– Dr. Steffie Woolhandler is a co-founder of Physicians for a National Health Program, an organization of 17,000 doctors who support single-payer national health insurance. She is a professor of medicine at Harvard Medical School and co-director of the school’s General Internal Medicine Fellowship program. The views expressed are her own. —
President Obama, at today’s summit and in his proposal earlier this week, has embraced a deeply-flawed bill – the Senate bill – as his model for reform.
That bill would leave about 24 million people uninsured in the year 2019, according to the Congressional Budget Office. Leaving 24 million people without health insurance is neither “universal care” nor even serious reform. As my research team has recently shown, that 24 million uninsured people would translate into about 24,000 unnecessary deaths annually. As a doctor, I find that prospect completely unacceptable.

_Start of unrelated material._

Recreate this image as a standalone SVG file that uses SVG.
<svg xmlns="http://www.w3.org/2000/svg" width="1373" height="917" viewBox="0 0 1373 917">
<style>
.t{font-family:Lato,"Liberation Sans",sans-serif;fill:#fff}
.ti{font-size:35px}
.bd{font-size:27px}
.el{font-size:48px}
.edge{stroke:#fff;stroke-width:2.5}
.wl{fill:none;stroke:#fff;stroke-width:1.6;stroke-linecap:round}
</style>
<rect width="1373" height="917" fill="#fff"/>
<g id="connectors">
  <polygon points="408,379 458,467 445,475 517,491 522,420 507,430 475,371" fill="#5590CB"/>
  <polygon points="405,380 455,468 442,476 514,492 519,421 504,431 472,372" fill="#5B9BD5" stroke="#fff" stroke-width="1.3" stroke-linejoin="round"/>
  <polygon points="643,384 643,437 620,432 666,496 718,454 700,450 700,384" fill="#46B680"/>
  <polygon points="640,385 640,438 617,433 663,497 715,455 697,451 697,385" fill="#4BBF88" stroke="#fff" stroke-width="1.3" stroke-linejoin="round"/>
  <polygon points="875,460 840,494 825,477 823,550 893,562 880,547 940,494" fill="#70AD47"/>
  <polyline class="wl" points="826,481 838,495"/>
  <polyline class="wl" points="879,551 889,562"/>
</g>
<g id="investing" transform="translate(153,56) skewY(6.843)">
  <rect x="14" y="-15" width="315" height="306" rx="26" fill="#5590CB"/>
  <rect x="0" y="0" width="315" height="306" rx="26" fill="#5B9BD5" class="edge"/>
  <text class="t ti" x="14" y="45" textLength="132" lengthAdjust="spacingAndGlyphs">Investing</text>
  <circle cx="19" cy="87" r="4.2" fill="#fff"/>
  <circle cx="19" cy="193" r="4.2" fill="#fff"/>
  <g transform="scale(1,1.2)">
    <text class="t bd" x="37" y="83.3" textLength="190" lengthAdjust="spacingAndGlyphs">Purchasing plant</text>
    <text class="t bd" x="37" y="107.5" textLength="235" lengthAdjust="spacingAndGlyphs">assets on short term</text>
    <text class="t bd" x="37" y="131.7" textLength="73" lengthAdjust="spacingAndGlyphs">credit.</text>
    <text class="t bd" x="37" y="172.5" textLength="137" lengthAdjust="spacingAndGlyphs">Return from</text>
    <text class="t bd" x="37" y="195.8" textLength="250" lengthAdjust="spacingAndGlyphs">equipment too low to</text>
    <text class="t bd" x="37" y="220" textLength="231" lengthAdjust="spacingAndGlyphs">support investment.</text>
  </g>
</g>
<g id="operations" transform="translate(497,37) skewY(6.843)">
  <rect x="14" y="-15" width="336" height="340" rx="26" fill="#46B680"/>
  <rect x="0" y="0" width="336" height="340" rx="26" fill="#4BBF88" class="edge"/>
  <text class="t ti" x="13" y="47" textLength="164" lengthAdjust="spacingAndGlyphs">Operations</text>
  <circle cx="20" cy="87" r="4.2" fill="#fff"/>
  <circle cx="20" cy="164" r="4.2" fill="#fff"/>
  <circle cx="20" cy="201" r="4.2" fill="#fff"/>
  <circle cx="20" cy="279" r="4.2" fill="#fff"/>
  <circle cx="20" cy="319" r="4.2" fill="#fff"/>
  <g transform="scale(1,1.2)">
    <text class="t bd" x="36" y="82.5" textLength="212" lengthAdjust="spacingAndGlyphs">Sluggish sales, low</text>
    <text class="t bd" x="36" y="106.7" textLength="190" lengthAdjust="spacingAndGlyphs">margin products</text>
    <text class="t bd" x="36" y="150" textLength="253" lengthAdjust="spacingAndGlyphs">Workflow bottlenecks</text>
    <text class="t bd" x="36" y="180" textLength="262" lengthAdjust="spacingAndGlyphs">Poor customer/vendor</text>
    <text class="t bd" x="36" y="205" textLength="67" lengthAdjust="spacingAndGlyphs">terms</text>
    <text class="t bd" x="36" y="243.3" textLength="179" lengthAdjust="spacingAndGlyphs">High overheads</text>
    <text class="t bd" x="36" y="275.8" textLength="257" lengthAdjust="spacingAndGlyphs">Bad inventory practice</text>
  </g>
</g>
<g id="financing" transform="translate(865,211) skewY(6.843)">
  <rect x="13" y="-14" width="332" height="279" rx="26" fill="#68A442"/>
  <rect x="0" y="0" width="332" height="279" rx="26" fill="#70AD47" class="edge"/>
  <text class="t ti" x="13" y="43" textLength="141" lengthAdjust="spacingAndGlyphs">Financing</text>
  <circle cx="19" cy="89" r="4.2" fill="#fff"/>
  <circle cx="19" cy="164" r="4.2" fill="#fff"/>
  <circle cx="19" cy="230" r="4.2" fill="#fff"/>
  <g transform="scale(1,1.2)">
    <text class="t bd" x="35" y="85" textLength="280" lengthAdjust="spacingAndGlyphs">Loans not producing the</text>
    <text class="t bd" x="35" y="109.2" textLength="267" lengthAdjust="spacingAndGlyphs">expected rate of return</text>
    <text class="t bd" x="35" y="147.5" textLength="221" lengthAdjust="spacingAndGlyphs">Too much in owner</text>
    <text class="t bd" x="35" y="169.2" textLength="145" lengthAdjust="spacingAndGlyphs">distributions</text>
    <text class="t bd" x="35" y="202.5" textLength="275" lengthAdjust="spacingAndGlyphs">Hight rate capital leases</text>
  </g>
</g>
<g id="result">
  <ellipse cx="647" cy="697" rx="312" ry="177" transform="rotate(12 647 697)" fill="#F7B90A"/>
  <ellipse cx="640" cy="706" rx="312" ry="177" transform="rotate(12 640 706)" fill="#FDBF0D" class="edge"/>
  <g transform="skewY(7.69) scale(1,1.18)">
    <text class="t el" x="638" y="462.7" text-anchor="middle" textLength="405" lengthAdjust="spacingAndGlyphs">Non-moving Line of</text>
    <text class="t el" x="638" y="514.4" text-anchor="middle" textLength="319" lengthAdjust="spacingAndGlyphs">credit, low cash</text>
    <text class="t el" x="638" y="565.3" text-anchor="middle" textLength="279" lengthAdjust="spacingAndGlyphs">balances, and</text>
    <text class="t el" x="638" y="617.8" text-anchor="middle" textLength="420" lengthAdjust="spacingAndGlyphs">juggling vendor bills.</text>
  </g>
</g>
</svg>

Sen. Harry Reid, in his opening remarks at the summit, cited our study about 45,000 deaths annually due to lack of insurance (with about 45 million currently uninsured). He also cited another recent study we published showing that 62 percent of bankruptcies are linked to medical bills and illness, and that three-quarters of those bankrupted had health insurance when they first got sick. But when it comes to a remedy, the senator – and the president, I regret to say – offer the wrong prescription.

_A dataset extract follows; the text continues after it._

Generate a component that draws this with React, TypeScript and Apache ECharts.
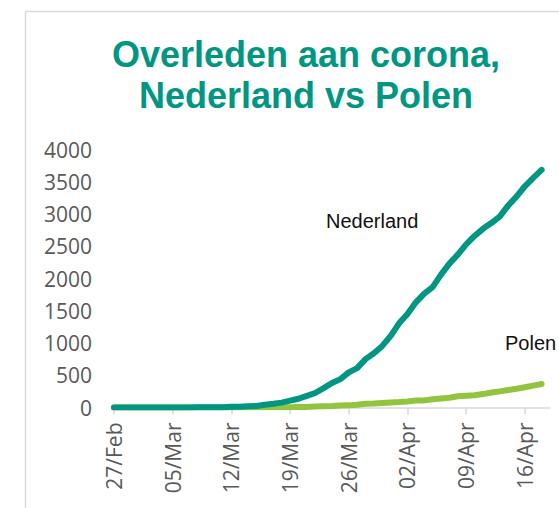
import React, { useEffect, useRef } from "react";
import * as echarts from "echarts";

const dates: string[] = [
  "27/Feb", "28/Feb", "29/Feb",
  "01/Mar", "02/Mar", "03/Mar", "04/Mar", "05/Mar", "06/Mar", "07/Mar", "08/Mar", "09/Mar", "10/Mar",
  "11/Mar", "12/Mar", "13/Mar", "14/Mar", "15/Mar", "16/Mar", "17/Mar", "18/Mar", "19/Mar", "20/Mar",
  "21/Mar", "22/Mar", "23/Mar", "24/Mar", "25/Mar", "26/Mar", "27/Mar", "28/Mar", "29/Mar", "30/Mar", "31/Mar",
  "01/Apr", "02/Apr", "03/Apr", "04/Apr", "05/Apr", "06/Apr", "07/Apr", "08/Apr", "09/Apr", "10/Apr",
  "11/Apr", "12/Apr", "13/Apr", "14/Apr", "15/Apr", "16/Apr", "17/Apr", "18/Apr", "19/Apr",
];

const nederland: number[] = [
  0, 0, 0, 0, 0, 0, 0, 1, 1, 1, 3, 4, 5, 5, 10, 12, 20, 24, 43, 58, 76, 106, 136, 179, 225, 300, 380, 440,
  545, 610, 750, 840, 955, 1110, 1305, 1450, 1630, 1766, 1867, 2060, 2230, 2370, 2530, 2660, 2770, 2860,
  2960, 3130, 3270, 3430, 3560, 3684,
];

const polen: number[] = [
  0, 0, 0, 0, 0, 0, 0, 0, 0, 0, 0, 0, 0, 0, 1, 2, 3, 3, 4, 5, 5, 5, 7, 8, 14, 18, 22, 31, 33, 43, 57, 62,
  71, 79, 84, 94, 107, 110, 129, 140, 152, 174, 183, 190, 208, 232, 250, 270, 290, 314, 340, 364,
];

const yTicks = { min: 0, max: 4000, interval: 500 };

const TEAL = "#009682";
const GREEN = "#92c43e";
const GRAY_TEXT = "#595959";
const AXIS_GRAY = "#d9d9d9";

export default function App() {
  const ref = useRef<HTMLDivElement>(null);

  useEffect(() => {
    document.body.style.margin = "0";
    if (!ref.current) return;
    const chart = echarts.init(ref.current, undefined, { renderer: "svg" });
    chart.setOption({
      animation: false,
      backgroundColor: "#ffffff",
      title: {
        text: "Overleden aan corona,\nNederland vs Polen",
        left: 306,
        top: 34,
        textAlign: "center",
        padding: 0,
        textStyle: {
          color: TEAL,
          fontFamily: "Liberation Sans, Arial, sans-serif",
          fontWeight: "bold",
          fontSize: 36,
          lineHeight: 41,
        },
      },
      grid: { left: 114, right: 9, top: 149.5, bottom: 100.5, containLabel: false },
      xAxis: {
        type: "category",
        data: dates,
        boundaryGap: false,
        axisLine: { show: true, lineStyle: { color: AXIS_GRAY, width: 1.5 } },
        axisTick: { show: true, interval: 6, length: 7, lineStyle: { color: AXIS_GRAY, width: 1.5 } },
        axisLabel: {
          interval: 6,
          rotate: 90,
          margin: 15,
          color: GRAY_TEXT,
          fontFamily: "Open Sans, sans-serif",
          fontSize: 21,
          padding: [14, 0, 0, 0],
        },
        splitLine: { show: false },
      },
      yAxis: {
        type: "value",
        min: yTicks.min,
        max: yTicks.max,
        interval: yTicks.interval,
        axisLine: { show: false },
        axisTick: { show: false },
        splitLine: { show: false },
        axisLabel: {
          margin: 22,
          color: GRAY_TEXT,
          fontFamily: "Open Sans, sans-serif",
          fontSize: 21,
          formatter: (v: number) => String(v),
        },
      },
      graphic: [
        {
          type: "rect",
          silent: true,
          shape: { x: 25.5, y: 11.5, width: 700, height: 700 },
          style: { fill: "none", stroke: AXIS_GRAY, lineWidth: 1.5 },
          z: -10,
        },
        {
          type: "text",
          x: 326,
          y: 221,
          style: {
            text: "Nederland",
            fill: "#111111",
            font: "20px 'Liberation Sans', Arial, sans-serif",
            verticalAlign: "middle",
            align: "left",
          },
        },
        {
          type: "text",
          x: 505,
          y: 342.5,
          style: {
            text: "Polen",
            fill: "#111111",
            font: "20px 'Liberation Sans', Arial, sans-serif",
            verticalAlign: "middle",
            align: "left",
          },
        },
      ],
      series: [
        {
          name: "Polen",
          type: "line",
          data: polen,
          showSymbol: false,
          symbol: "none",
          lineStyle: { color: GREEN, width: 6, cap: "round", join: "round" },
          itemStyle: { color: GREEN },
          z: 2,
        },
        {
          name: "Nederland",
          type: "line",
          data: nederland,
          showSymbol: false,
          symbol: "none",
          lineStyle: { color: TEAL, width: 6, cap: "round", join: "round" },
          itemStyle: { color: TEAL },
          z: 3,
        },
      ],
    });
    return () => chart.dispose();
  }, []);

  return <div ref={ref} style={{ width: 559, height: 508 }} />;
}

Their proposal is based on handing over $440 billion in taxpayers’ money to the private health insurance industry, the cause of the problem in the first place. Their rationale is to subsidize purchase of the insurers’ shoddy policies, which are riddled with gaps like ever-increasing co-pays, deductibles and uncovered services. Decades of experience show that the private insurance industry can neither control health care costs, nor give American families the health coverage they need. Many states already regulate insurance premiums and coverage, so merely regulating private insurers is not the solution. Moreover, the Senate plan to send $440 billion into the coffers of the profit-driven insurance industry will give them even more financial and political power to block future reform.